Namun Borucki memperingatkan, perubahan situasi bisa datang cepat. "Peristiwa seperti banjir di banjir bandang di Ahrtal 2021 bisa kembali menghidupkan kecemasan ini,” katanya. Menariknya, pada responden muda usia 14–19 tahun, ketakutan terhadap perubahan iklim justru masuk tiga besar.
Ayo berlangganan newsletter mingguan Wednesday Bite. Recharge pengetahuanmu di tengah minggu, biar topik obrolan makin seru!
Polarisasi tak lagi menakutkan
Sebaliknya, ketakutan akan perpecahan masyarakat berkurang drastis, turun sembilan poin persentase. Menurut Borucki, masyarakat tampak sudah terbiasa dengan kondisi krisis dan konflik publik. "Ada semacam kelelahan atas polarisasi. Keadaan terbelah dianggap sebagai kondisi permanen,” ujarnya.

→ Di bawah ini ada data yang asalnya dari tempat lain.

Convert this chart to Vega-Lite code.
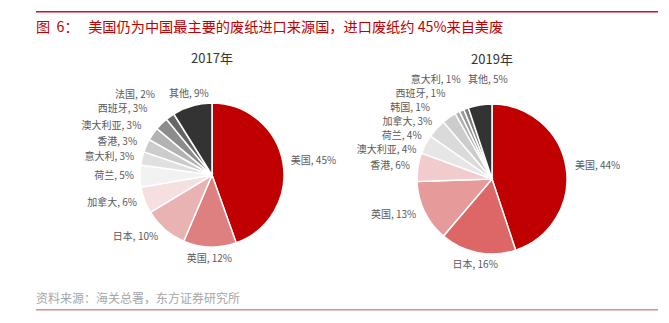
{
  "$schema": "https://vega.github.io/schema/vega-lite/v6.json",
  "background": "white",
  "padding": {"left": 36, "top": 11, "right": 5, "bottom": 0},
  "config": {
    "view": {"stroke": null},
    "font": "Noto Sans CJK SC",
    "title": {"font": "Noto Sans CJK SC", "fontWeight": "normal"}
  },
  "datasets": {
    "y2017": [
      {"country": "美国", "value": 45, "rank": 1},
      {"country": "英国", "value": 12, "rank": 2},
      {"country": "日本", "value": 10, "rank": 3},
      {"country": "加拿大", "value": 6, "rank": 4},
      {"country": "荷兰", "value": 5, "rank": 5},
      {"country": "意大利", "value": 3, "rank": 6},
      {"country": "香港", "value": 3, "rank": 7},
      {"country": "澳大利亚", "value": 3, "rank": 8},
      {"country": "西班牙", "value": 3, "rank": 9},
      {"country": "法国", "value": 2, "rank": 10},
      {"country": "其他", "value": 9, "rank": 11}
    ],
    "y2019": [
      {"country": "美国", "value": 44, "rank": 1},
      {"country": "日本", "value": 16, "rank": 2},
      {"country": "英国", "value": 13, "rank": 3},
      {"country": "香港", "value": 6, "rank": 4},
      {"country": "澳大利亚", "value": 4, "rank": 5},
      {"country": "荷兰", "value": 4, "rank": 6},
      {"country": "加拿大", "value": 3, "rank": 7},
      {"country": "韩国", "value": 1, "rank": 8},
      {"country": "西班牙", "value": 1, "rank": 9},
      {"country": "意大利", "value": 1, "rank": 10},
      {"country": "其他", "value": 5, "rank": 11}
    ]
  },
  "spacing": 22,
  "vconcat": [
    {
      "spacing": 18,
      "vconcat": [
        {
          "width": 622,
          "height": 1.5,
          "view": {"fill": "#C8102E", "stroke": null},
          "title": {
            "text": "图\u00a0\u00a06：\u00a0\u00a0\u00a0美国仍为中国最主要的废纸进口来源国，进口废纸约 45%来自美废",
            "orient": "bottom",
            "anchor": "start",
            "frame": "group",
            "offset": 8,
            "fontSize": 14.2,
            "color": "#C00000"
          },
          "data": {"values": [{}]},
          "mark": {"type": "point", "opacity": 0, "size": 0, "strokeWidth": 0}
        },
        {
          "bounds": "flush",
          "spacing": 0,
          "resolve": {"scale": {"color": "independent", "theta": "independent"}},
          "hconcat": [
            {
              "width": 352,
              "height": 174,
              "title": {"text": "2017年", "fontSize": 13, "color": "#333333", "offset": 22, "frame": "group"},
              "data": {"name": "y2017"},
              "transform": [{"calculate": "datum.country + ', ' + datum.value + '%'", "as": "label"}],
              "encoding": {
                "theta": {"field": "value", "type": "quantitative", "stack": true},
                "order": {"field": "rank", "type": "quantitative"},
                "detail": {"field": "country", "type": "nominal"}
              },
              "layer": [
                {
                  "mark": {"type": "arc", "outerRadius": 72, "stroke": "white", "strokeWidth": 1.5},
                  "encoding": {
                    "color": {
                      "field": "country", "type": "nominal", "legend": null,
                      "scale": {
                        "domain": ["美国", "英国", "日本", "加拿大", "荷兰", "意大利", "香港", "澳大利亚", "西班牙", "法国", "其他"],
                        "range": ["#C00000", "#DF8080", "#EAB3B3", "#F6DFDF", "#F2F2F2", "#E0E0E0", "#CCCCCC", "#B3B3B3", "#8C8C8C", "#666666", "#333333"]
                      }
                    }
                  }
                },
                {
                  "mark": {
                    "type": "text",
                    "fontSize": 10,
                    "color": "#595959",
                    "baseline": "middle",
                    "radius": {"expr": "[80,84,82,80,78,80,82,86,92,98,84][datum.rank - 1]"},
                    "align": {"expr": "datum.rank == 1 ? 'left' : (datum.rank == 2 || datum.rank == 11) ? 'center' : 'right'"}
                  },
                  "encoding": {"text": {"field": "label", "type": "nominal"}}
                }
              ]
            },
            {
              "width": 208,
              "height": 182,
              "title": {"text": "2019年", "fontSize": 13, "color": "#333333", "offset": 8, "frame": "group"},
              "data": {"name": "y2019"},
              "transform": [{"calculate": "datum.country + ', ' + datum.value + '%'", "as": "label"}],
              "encoding": {
                "theta": {"field": "value", "type": "quantitative", "stack": true},
                "order": {"field": "rank", "type": "quantitative"},
                "detail": {"field": "country", "type": "nominal"}
              },
              "layer": [
                {
                  "mark": {"type": "arc", "outerRadius": 75, "stroke": "white", "strokeWidth": 1.5},
                  "encoding": {
                    "color": {
                      "field": "country", "type": "nominal", "legend": null,
                      "scale": {
                        "domain": ["美国", "日本", "英国", "香港", "澳大利亚", "荷兰", "加拿大", "韩国", "西班牙", "意大利", "其他"],
                        "range": ["#C00000", "#DD6666", "#E69A9A", "#F2CCCC", "#E6E6E6", "#DADADA", "#CCCCCC", "#B0B0B0", "#999999", "#7F7F7F", "#333333"]
                      }
                    }
                  }
                },
                {
                  "mark": {
                    "type": "text",
                    "fontSize": 10,
                    "color": "#595959",
                    "baseline": "middle",
                    "radius": {"expr": "[84,88,84,83,62.6,64,69.6,80.1,93,105.4,100.2][datum.rank - 1]"},
                    "dx": {"expr": "[0,0,0,0,-20,-23,-20,-25,-9,5,-8][datum.rank - 1]"},
                    "align": {"expr": "(datum.rank == 1 || datum.rank == 11) ? 'left' : datum.rank == 2 ? 'center' : 'right'"}
                  },
                  "encoding": {"text": {"field": "label", "type": "nominal"}}
                }
              ]
            }
          ]
        }
      ]
    },
    {
      "width": 622,
      "height": 1.5,
      "view": {"fill": "#E08A8A", "stroke": null},
      "title": {
        "text": "资料来源：海关总署，东方证券研究所",
        "anchor": "start",
        "frame": "group",
        "offset": 3,
        "fontSize": 12,
        "color": "#A6A6A6"
      },
      "data": {"values": [{}]},
      "mark": {"type": "point", "opacity": 0, "size": 0, "strokeWidth": 0}
    }
  ]
}
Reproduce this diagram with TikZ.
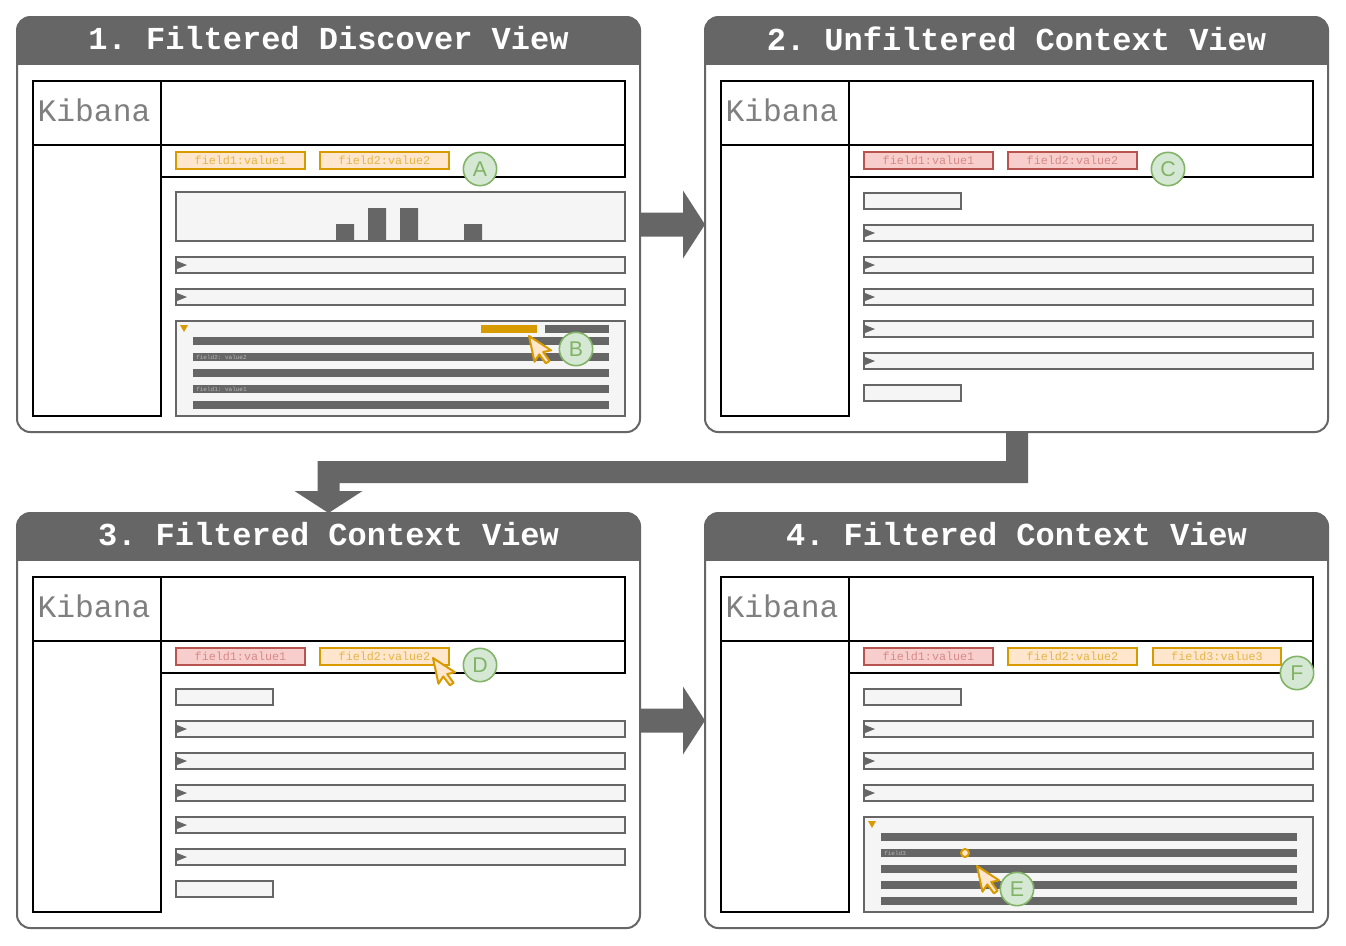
\documentclass[tikz,border=0pt]{standalone}
\usepackage{fontspec}
\setmainfont{Liberation Sans}
\setsansfont{Liberation Sans}
\setmonofont{Liberation Mono}
\usetikzlibrary{calc}

\definecolor{hdr}{HTML}{666666}
\definecolor{pane}{HTML}{F5F5F5}
\definecolor{orfill}{HTML}{FFE6CC}
\definecolor{ordraw}{HTML}{D79B00}
\definecolor{rdfill}{HTML}{F8CECC}
\definecolor{rddraw}{HTML}{B85450}
\definecolor{gnfill}{HTML}{D5E8D4}
\definecolor{gndraw}{HTML}{82B366}
\definecolor{logogray}{HTML}{7F7F7F}
\colorlet{ortext}{ordraw!65!orfill}
\colorlet{rdtext}{rddraw!55!rdfill}

% frame of one panel: rounded body, dark header with title, Kibana layout
\newcommand\panelframe[2]{%
  \node[panelbody] (#1) at (328.5,224.5) {};
  \begin{scope}
    \clip (10,10) rectangle (650,64);
    \fill[hdr, rounded corners=10pt] (17,17) rectangle (640,110);
  \end{scope}
  \node[titletext] (#1-title) at (328.5,38.5) {#2};
  \draw[kibframe] (33,81) rectangle (161,416);
  \draw[kibframe] (33,145) -- (161,145);
  \draw[kibframe] (161,81) rectangle (625,145);
  \draw[kibframe] (161,145) rectangle (625,177);
  \node[kibtext] (#1-logo) at (94,110.5) {Kibana};
}
% one collapsed document row, top edge at #1
\newcommand\docrow[1]{%
  \draw[rowbox] (176,#1) rectangle (625,{#1+16});
  \fill[hdr] (177,{#1+4}) -- (187,{#1+8}) -- (177,{#1+12}) -- cycle;
}
% expanded document with five field lines
\newcommand\docopen{%
  \draw[rowbox] (176,321) rectangle (625,416);
  \fill[ordraw] (180,325) -- (188,325) -- (184,332) -- cycle;
  \foreach \yy in {337,353,369,385,401}{\fill[hdr] (193,\yy) rectangle (609,\yy+8);}
}

\begin{document}
\begin{tikzpicture}[x=0.75pt,y=-0.75pt,
  panelbody/.style={rectangle, draw=hdr, fill=white, line width=1.5pt,
    rounded corners=10pt, minimum width=467.25pt, minimum height=311.25pt,
    inner sep=0pt, outer sep=0pt},
  titletext/.style={text=white, inner sep=0pt,
    font=\ttfamily\bfseries\frenchspacing\fontsize{24}{24}\selectfont},
  kibframe/.style={draw=black, line width=1.6pt},
  kibtext/.style={text=logogray, inner sep=0pt,
    font=\ttfamily\fontsize{23.5}{24}\selectfont},
  rowbox/.style={draw=hdr, fill=pane, line width=1.5pt},
  pillbase/.style={rectangle, inner sep=0pt, minimum width=96.75pt,
    minimum height=12.75pt, line width=1.5pt,
    font=\ttfamily\fontsize{8.8}{9}\selectfont},
  orpill/.style={pillbase, fill=orfill, draw=ordraw, text=ortext},
  rdpill/.style={pillbase, fill=rdfill, draw=rddraw, text=rdtext},
  callout/.style={circle, minimum size=25pt, inner sep=0pt, fill=gnfill,
    draw=gndraw, line width=1.2pt, text=gndraw,
    font=\sffamily\fontsize{16}{16}\selectfont},
  tinytext/.style={anchor=west, inner sep=0pt, text=black!28,
    font=\ttfamily\fontsize{4.5}{5}\selectfont},
  mousepointer/.pic={
    \filldraw[fill=orfill, draw=ordraw, line width=1.5pt, line join=round]
      (0,0) -- (0,17) -- (4,13) -- (7,19.5) -- (9.6,18.4) -- (6.8,12) -- (12,12) -- cycle;
  }
]
\useasboundingbox (0,0) rectangle (1346,946);
\fill[white] (0,0) rectangle (1346,946);

% ---- 1. Filtered Discover View
\begin{scope}
  \panelframe{p1}{1. Filtered Discover View}
  \node[orpill] (p1-f1) at (240.5,160.5) {field1:value1};
  \node[orpill] (p1-f2) at (384.5,160.5) {field2:value2};
  \draw[rowbox] (176,192) rectangle (625,241);
  \fill[hdr] (336,224) rectangle (354,241) (368,208) rectangle (386,241)
             (400,208) rectangle (418,241) (464,224) rectangle (482,241);
  \docrow{257}
  \docrow{289}
  \docopen
  \fill[ordraw] (481,325) rectangle (537,333);
  \fill[hdr] (545,325) rectangle (609,333);
  \node[tinytext] (p1-t2) at (196,357) {field2: value2};
  \node[tinytext] (p1-t1) at (196,389) {field1: value1};
  \pic[scale=1.55, rotate=12] at (529,336) {mousepointer};
  \node[callout] (cA) at (480,169) {A};
  \node[callout] (cB) at (576,349) {B};
\end{scope}

% ---- 2. Unfiltered Context View
\begin{scope}[shift={(688,0)}]
  \panelframe{p2}{2. Unfiltered Context View}
  \node[rdpill] (p2-f1) at (240.5,160.5) {field1:value1};
  \node[rdpill] (p2-f2) at (384.5,160.5) {field2:value2};
  \draw[rowbox] (176,193) rectangle (273,209);
  \foreach \r in {225,257,289,321,353}{\docrow{\r}}
  \draw[rowbox] (176,385) rectangle (273,401);
  \node[callout] (cC) at (480,169) {C};
\end{scope}

% ---- 3. Filtered Context View
\begin{scope}[shift={(0,496)}]
  \panelframe{p3}{3. Filtered Context View}
  \node[rdpill] (p3-f1) at (240.5,160.5) {field1:value1};
  \node[orpill] (p3-f2) at (384.5,160.5) {field2:value2};
  \draw[rowbox] (176,193) rectangle (273,209);
  \foreach \r in {225,257,289,321,353}{\docrow{\r}}
  \draw[rowbox] (176,385) rectangle (273,401);
  \pic[scale=1.55, rotate=12] at (433,162) {mousepointer};
  \node[callout] (cD) at (480,169) {D};
\end{scope}

% ---- 4. Filtered Context View
\begin{scope}[shift={(688,496)}]
  \panelframe{p4}{4. Filtered Context View}
  \node[rdpill] (p4-f1) at (240.5,160.5) {field1:value1};
  \node[orpill] (p4-f2) at (384.5,160.5) {field2:value2};
  \node[orpill, minimum width=96pt] (p4-f3) at (529,160.5) {field3:value3};
  \draw[rowbox] (176,193) rectangle (273,209);
  \foreach \r in {225,257,289}{\docrow{\r}}
  \docopen
  \node[tinytext] (p4-t3) at (196,357) {field3};
  \filldraw[fill=orfill, draw=ordraw, line width=1.5pt] (277,357) circle[radius=3pt];
  \pic[scale=1.55, rotate=12] at (289,370) {mousepointer};
  \node[callout] (cE) at (329,393) {E};
  \node[callout] (cF) at (609,177) {F};
\end{scope}

% ---- block arrows between the panels
\fill[hdr] ($(p1.east)+(0,-12)$) -- ($(p2.west)+(-22,-12)$) -- ($(p2.west)+(-22,-34)$)
  -- (p2.west) -- ($(p2.west)+(-22,34)$) -- ($(p2.west)+(-22,12)$) -- ($(p1.east)+(0,12)$) -- cycle;
\fill[hdr] ($(p3.east)+(0,-12)$) -- ($(p4.west)+(-22,-12)$) -- ($(p4.west)+(-22,-34)$)
  -- (p4.west) -- ($(p4.west)+(-22,34)$) -- ($(p4.west)+(-22,12)$) -- ($(p3.east)+(0,12)$) -- cycle;
\fill[hdr] ($(p2.south)+(11.5,0)$) -- ($(p2.south)+(11.5,51)$) -- ($(p3.north)+(11,-30)$)
  -- ($(p3.north)+(11,-22)$) -- ($(p3.north)+(34,-22)$) -- (p3.north)
  -- ($(p3.north)+(-34,-22)$) -- ($(p3.north)+(-11,-22)$) -- ($(p3.north)+(-11,-52)$)
  -- ($(p2.south)+(-10.5,29)$) -- ($(p2.south)+(-10.5,0)$) -- cycle;
\end{tikzpicture}
\end{document}
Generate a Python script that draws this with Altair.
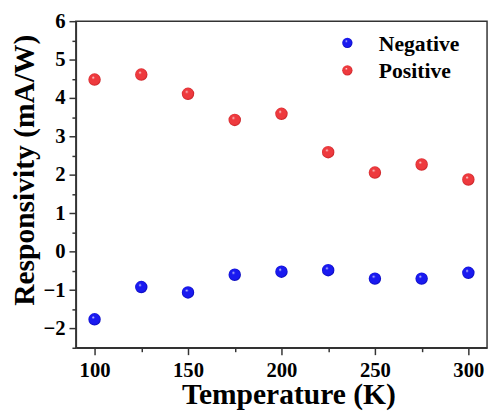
import altair as alt
import pandas as pd

temperature = [100, 125, 150, 175, 200, 225, 250, 275, 300]
negative = [-1.76, -0.92, -1.06, -0.60, -0.52, -0.48, -0.70, -0.70, -0.55]
positive = [4.48, 4.61, 4.11, 3.43, 3.59, 2.59, 2.06, 2.27, 1.88]
series_names = ["Negative", "Positive"]
x_ticks = [100, 125, 150, 175, 200, 225, 250, 275, 300]
y_ticks = [-2.5, -2, -1.5, -1, -0.5, 0, 0.5, 1, 1.5, 2, 2.5, 3, 3.5, 4, 4.5, 5, 5.5, 6]

FONT = "Liberation Serif"

neg_df = pd.DataFrame({"T": temperature, "R": negative, "series": series_names[0]})
pos_df = pd.DataFrame({"T": temperature, "R": positive, "series": series_names[1]})


def ball(main, edge):
    return alt.RadialGradient(
        gradient="radial",
        x1=0.38, y1=0.32, r1=0.0,
        x2=0.5, y2=0.5, r2=0.55,
        stops=[
            alt.GradientStop(offset=0.0, color="#ffffff"),
            alt.GradientStop(offset=0.22, color=main),
            alt.GradientStop(offset=0.75, color=main),
            alt.GradientStop(offset=1.0, color=edge),
        ],
    )


blue = ball("#1a1af0", "#00009a")
red = ball("#ee3a3e", "#b01418")

x_enc = alt.X(
    "T:Q",
    scale=alt.Scale(domain=[90, 310], nice=False, zero=False),
    axis=alt.Axis(
        title="Temperature (K)",
        values=x_ticks,
        format="d",
        labelExpr="datum.value % 50 === 0 ? datum.label : ''",
        tickSize={"condition": {"test": "datum.value % 50 !== 0", "value": 4}, "value": 7},
        labelPadding=5,
        titleX=216,
        titleY=57,
        titleAlign="center",
        titleBaseline="alphabetic",
    ),
)
y_enc = alt.Y(
    "R:Q",
    scale=alt.Scale(domain=[-2.5, 6], nice=False, zero=False),
    axis=alt.Axis(
        title="Responsivity (mA/W)",
        values=y_ticks,
        format="~g",
        labelExpr="datum.value % 1 === 0 ? datum.label : ''",
        tickSize={"condition": {"test": "datum.value % 1 !== 0", "value": 4}, "value": 7},
        labelPadding=4,
        titleX=-52,
        titleY=151,
        titleAngle=-90,
        titleAlign="center",
        titleBaseline="middle",
    ),
)

neg_layer = alt.Chart(neg_df).mark_point(
    shape="circle", filled=True, fill=blue, size=160, opacity=1, strokeWidth=0
).encode(x=x_enc, y=y_enc)
pos_layer = alt.Chart(pos_df).mark_point(
    shape="circle", filled=True, fill=red, size=160, opacity=1, strokeWidth=0
).encode(x=x_enc, y=y_enc)

leg_df = pd.DataFrame({"series": series_names})
leg_neg_pt = alt.Chart(leg_df).transform_filter(alt.datum.series == series_names[0]).mark_point(
    shape="circle", filled=True, fill=blue, size=110, opacity=1, strokeWidth=0
).encode(x=alt.value(276), y=alt.value(22))
leg_pos_pt = alt.Chart(leg_df).transform_filter(alt.datum.series == series_names[1]).mark_point(
    shape="circle", filled=True, fill=red, size=110, opacity=1, strokeWidth=0
).encode(x=alt.value(276), y=alt.value(50))
leg_neg_txt = alt.Chart(leg_df).transform_filter(alt.datum.series == series_names[0]).mark_text(
    align="left", baseline="middle", font=FONT, fontSize=22, fontWeight="bold", color="black"
).encode(x=alt.value(308), y=alt.value(23), text="series:N")
leg_pos_txt = alt.Chart(leg_df).transform_filter(alt.datum.series == series_names[1]).mark_text(
    align="left", baseline="middle", font=FONT, fontSize=22, fontWeight="bold", color="black"
).encode(x=alt.value(308), y=alt.value(51), text="series:N")

chart = alt.layer(
    neg_layer, pos_layer, leg_neg_pt, leg_pos_pt, leg_neg_txt, leg_pos_txt
).properties(
    width=418,
    height=332,
    autosize=alt.AutoSizeParams(type="none"),
    padding={"left": 69, "top": 10, "right": 3, "bottom": 68},
    background="white",
).configure_view(
    stroke="#333333", strokeWidth=1.5
).configure_axis(
    domainColor="#333333",
    domainWidth=1.5,
    tickColor="#333333",
    tickWidth=1.5,
    grid=False,
    labelFont=FONT,
    labelFontSize=21,
    labelFontWeight="bold",
    labelColor="black",
    titleFont=FONT,
    titleFontSize=30,
    titleFontWeight="bold",
    titleColor="black",
)

chart.save("out.html", embed_options={"renderer": "svg", "actions": False})
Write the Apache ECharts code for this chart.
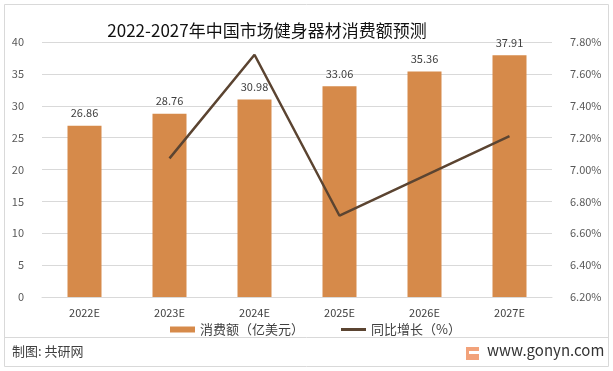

Barangkali inilah ironi khas German Angst: ketika rasa takut dianggap bagian dari keseharian, ia kehilangan daya gigitnya. Namun, seperti inflasi yang tak kunjung reda atau harga sewa yang terus merangkak, ketakutan bisa saja kembali—dan biasanya, tanpa mengetuk pintu lebih dulu.